Python regular expression with wiki text

2019-07-07 11:13发布

问题:

I'm trying to change wikitext into normal text using Python regular expressions substitution. There are two formatting rules regarding wiki link.

  • [[Name of page]]
  • [[Name of page | Text to display]]

    (http://en.wikipedia.org/wiki/Wikipedia:Cheatsheet)

Here is some text that gives me a headache.

The CD is composed almost entirely of [[cover version]]s of [[The Beatles]] songs which George Martin [[record producer|produced]] originally.

The text above should be changed into:

The CD is composed almost entirely of cover versions of The Beatles songs which George Martin produced originally.

The conflict between [[ ]] and [[ | ]] grammar is my main problem. I don't need one complex regular expression. Applying multiple (maybe two) regular expression substitution(s) in sequence is ok.

Please enlighten me on this problem.

回答1:

wikilink_rx = re.compile(r'\[\[(?:[^|\]]*\|)?([^\]]+)\]\]')
return wikilink_rx.sub(r'\1', the_string)

Example: http://ideone.com/7oxuz

Note: you may also find some MediaWiki parsers in http://www.mediawiki.org/wiki/Alternative_parsers.



回答2:

You're going down the wrong path.

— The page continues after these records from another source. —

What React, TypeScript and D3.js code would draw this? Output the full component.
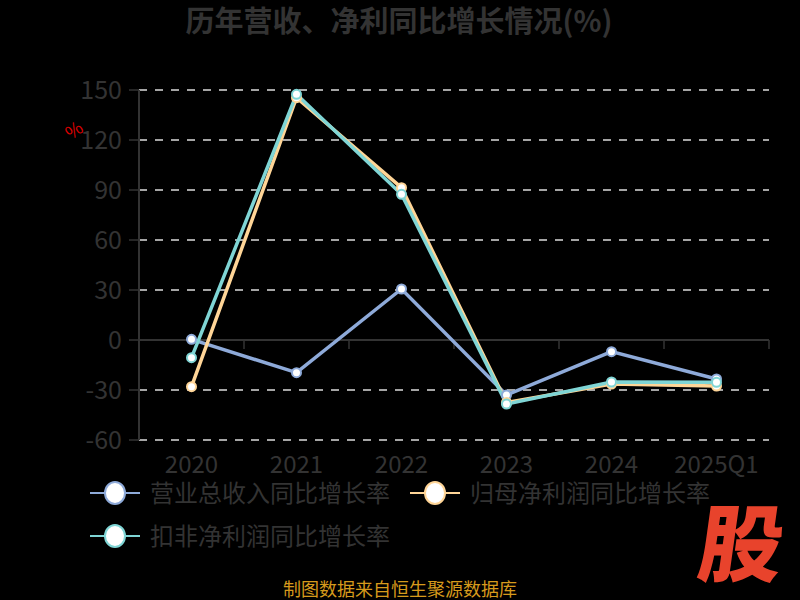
import React from "react";
import * as d3 from "d3";

const categories = ["2020", "2021", "2022", "2023", "2024", "2025Q1"];
const revenueGrowth = [0.4, -19.6, 30.6, -33.0, -7.0, -23.4];
const netProfitGrowth = [-28.0, 145.4, 91.4, -37.5, -26.4, -27.6];
const deductedGrowth = [-10.6, 147.4, 87.4, -38.4, -25.2, -25.4];
const yTicks = [-60, -30, 0, 30, 60, 90, 120, 150];
const seriesNames = ["营业总收入同比增长率", "归母净利润同比增长率", "扣非净利润同比增长率"];
const seriesColors = ["#8eaad9", "#ffd597", "#7fd5d5"];

const W = 800, H = 600;
const left = 139, right = 769, top = 90, bottom = 440;

export default function App() {
  const x = d3.scaleBand<string>().domain(categories).range([left, right]);
  const y = d3.scaleLinear().domain([-60, 150]).range([bottom, top]);
  const line = d3
    .line<number>()
    .x((_, i) => (x(categories[i]) as number) + x.bandwidth() / 2)
    .y((d) => y(d));
  const series = [revenueGrowth, netProfitGrowth, deductedGrowth];
  const font = "'Noto Sans CJK SC', 'Noto Sans', sans-serif";
  const legendItems = [
    { x: 90, y: 493 },
    { x: 410, y: 493 },
    { x: 90, y: 536 },
  ];
  return (
    <div style={{ position: "fixed", left: 0, top: 0, width: W, height: H, background: "#000" }}>
      <svg width={W} height={H} style={{ display: "block", background: "#000" }} fontFamily={font}>
        <rect x={0} y={0} width={W} height={H} fill="#000" />
        <text x={399} y={22} dy="0.36em" textAnchor="middle" fontSize={29} fontWeight="bold" fill="#333">
          历年营收、净利同比增长情况(%)
        </text>
        {yTicks.filter((t) => t !== 0).map((t) => (
          <line key={t} x1={left} x2={right} y1={y(t)} y2={y(t)} stroke="#dcdcdc" strokeWidth={1.5} strokeDasharray="8,8" />
        ))}
        <line x1={left} x2={left} y1={top} y2={bottom} stroke="#333" strokeWidth={2} />
        {yTicks.map((t) => (
          <g key={"yt" + t}>
            <line x1={left - 10} x2={left} y1={y(t)} y2={y(t)} stroke="#333" strokeWidth={1.5} />
            <text x={left - 17} y={y(t)} dy="0.35em" textAnchor="end" fontSize={25} fill="#333">
              {t}
            </text>
          </g>
        ))}
        <line x1={left} x2={right} y1={y(0)} y2={y(0)} stroke="#333" strokeWidth={2} />
        {categories.map((c, i) => (
          <g key={c}>
            <line x1={(x(c) as number) + x.bandwidth()} x2={(x(c) as number) + x.bandwidth()} y1={y(0)} y2={y(0) + 9} stroke="#333" strokeWidth={1.5} />
            <text x={(x(c) as number) + x.bandwidth() / 2} y={473} textAnchor="middle" fontSize={24} fill="#333">
              {c}
            </text>
          </g>
        ))}
        <text x={76} y={136} fontSize={18} fill="#e00000" textAnchor="middle" transform="rotate(-35 76 133)">%</text>
        {series.map((s, k) => (
          <path key={"l" + k} d={line(s) as string} fill="none" stroke={seriesColors[k]} strokeWidth={3.5} />
        ))}
        {series.map((s, k) =>
          s.map((v, i) => (
            <circle key={"c" + k + i} cx={(x(categories[i]) as number) + x.bandwidth() / 2} cy={y(v)} r={4.5} fill="#fff" stroke={seriesColors[k]} strokeWidth={2} />
          ))
        )}
        {legendItems.map((p, k) => (
          <g key={"lg" + k}>
            <line x1={p.x} x2={p.x + 50} y1={p.y} y2={p.y} stroke={seriesColors[k]} strokeWidth={2} />
            <ellipse cx={p.x + 25} cy={p.y} rx={10} ry={11} fill="#fff" stroke={seriesColors[k]} strokeWidth={2} />
            <text x={p.x + 60} y={p.y + 1} dy="0.35em" fontSize={24} fill="#333">
              {seriesNames[k]}
            </text>
          </g>
        ))}
        <text x={737} y={575} textAnchor="middle" fontSize={84} fontWeight="900" fill="#e8432c" transform="skewX(-8) translate(81 0)">
          股
        </text>
        <text x={400} y={596} textAnchor="middle" fontSize={18} fill="#d69a1c">
          制图数据来自恒生聚源数据库
        </text>
      </svg>
    </div>
  );
}
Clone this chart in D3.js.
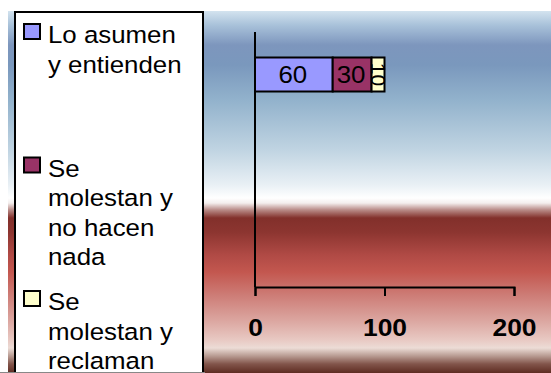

Wiki markup is notoriously hard to parse, and there are so many exceptions, edge cases and just plain busted markup that building your own regexps to do it is near-impossible. Since you're using Python, I'd suggest mwlib, which will do the hard work for you:

http://code.pediapress.com/wiki/wiki/mwlib



回答3:

This should work:

text = "The CD is composed almost entirely of [[cover version]]s of [[The Beatles]] songs which George Martin [[record producer|produced]] originally."
newText = re.sub(r'\[\[([^\|\]]+\|)?([^\]]+)\]\]',r'\2',text)


回答4:

I came up with a regex which should do the trick. Let me know if there's anything wrong with it:

r"\[\[(([^\]|]|\](?=[^\]]))*)(\|(([^\]]|\](?=[^\]]))*))?\]\]"

(Ick, I will never get over how ugly these things are!)

Group 1 should give you the wiki link. Group 4 should give you the link text, or None if there is no pipe.

An explanation:

  • (([^\]|]|\](?=[^\]]))*) finds all sequences of characters which are not "|" or "]]". It does this by finding all sequences of characters which are not "|" or "]" OR which are a "]" followed by a character which is not a "]".
  • (\|(([^\]]|\](?=[^\]]))*))? optionally matches a "|" followed by the same regex as above, to get the link text part. The regex is slightly-changed in that it allows "|" characters.
  • Obviously the whole thing is surrounded in \[\[ ... \]\].
  • The (?=...) notation matches a regex but doesn't consume its characters, so they can be matched subsequently. I use it so as not to consume a "|" character which may appear immediately after a "]".

Edit: I fixed the regex to allow a "]" immediately before the "|", as in [[abcd]|efgh]].